EPEAT has been around since 2006. It was originally developed in collaboration with the US EPA, and an NGO (The Green Electronics Council, now the Global Electronics Council) was formed to take it forward and administer it. EPEAT was developed as a broad sustainability purchasing tool for office electronics products such as phones, faxes, copiers and computers. EPEAT is a Type 1 ecolabel under ISO 14024 and the GEC is ANSI accredited to implement EPEAT. EPEAT has been widely used by government agencies (national, state and federal, EU) and private sector entities to facilitate the acquisition of billions of dollars worth of more sustainable office products. The PV and Inverter category was added to EPEAT in 2021, and in 2023 carbon footprint criteria were added to the PV and Inverter category.

The Structure of EPEAT

EPEAT is a tiered system.

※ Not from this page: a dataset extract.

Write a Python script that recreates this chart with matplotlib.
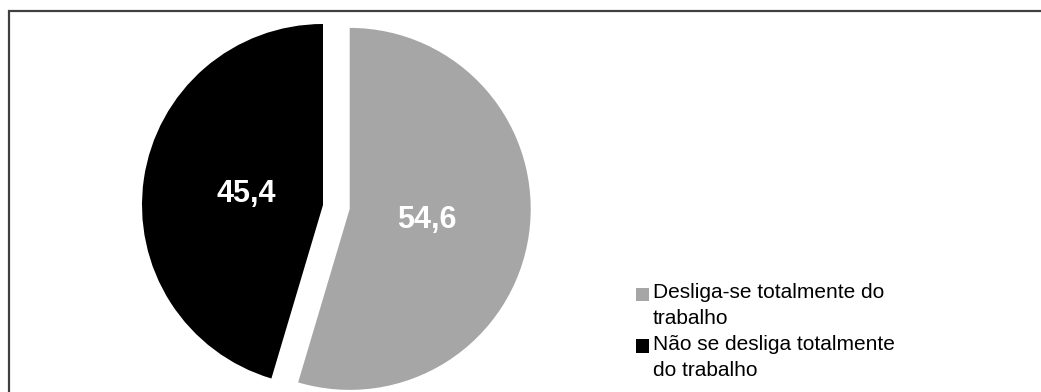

For each product category there are a set of required ESG criteria that every applicant must meet. These minimum criteria earn the bronze level EPEAT recognition. There are also optional criteria; meeting these criteria help companies accrue additional points towards the silver and gold level EPEAT recognition for their products. The criteria of course are different for different product categories. EPEAT has multiple criteria across varying ESG categories for every product category.

Criteria Development

For each product category the relevant criteria are developed through a voluntary consensus based process with multiple stakeholders, such as those followed by UL, NSF and ASTM, with opportunities for public comment. All criteria are transparent and publicly available. Every three years the criteria for each product category are reviewed to determine if they are still relevant or require updating. Earning the EPEAT ecolabel: Companies seeking to demonstrate that they meet the relevant criteria and register their products with EPEAT must submit all of the required information (detailed in the criteria) to one of the 8 GEC approved conformance assurance bodies (CABS). CABs are located in the US, EU and China, and include organizations like TUV Rhineland, UL and the Chinese Electronics Standardization Institute – Certification. Companies must satisfy the CAB that they meet all of the relevant criteria. Once a company earns the EPEAT ecolabel and their products are listed in the EPEAT registry they are routinely audited through a continuous monitoring program during which they have to demonstrate that they still meet the criteria.

Using the EPEAT Ecolabel

Public and private buyers use EPEAT in specifying products. The US Government has adopted EPEAT as a preferred purchasing element of the federal acquisition process, including for PPAs, and many corporations use EPEAT to guide their purchasing of office electronics. E-commerce companies like Amazon use EPEAT registration for products to inform customers’ purchase decisions. Lightsource bp has touted EPEAT for PV as a way for them to secure sustainably produced PV modules and reduce the carbon payback time for projects. Buyers can use EPEAT in a variety of ways – as an outright specification for all or a portion of purchases, as a value added criteria or as required information in a bid.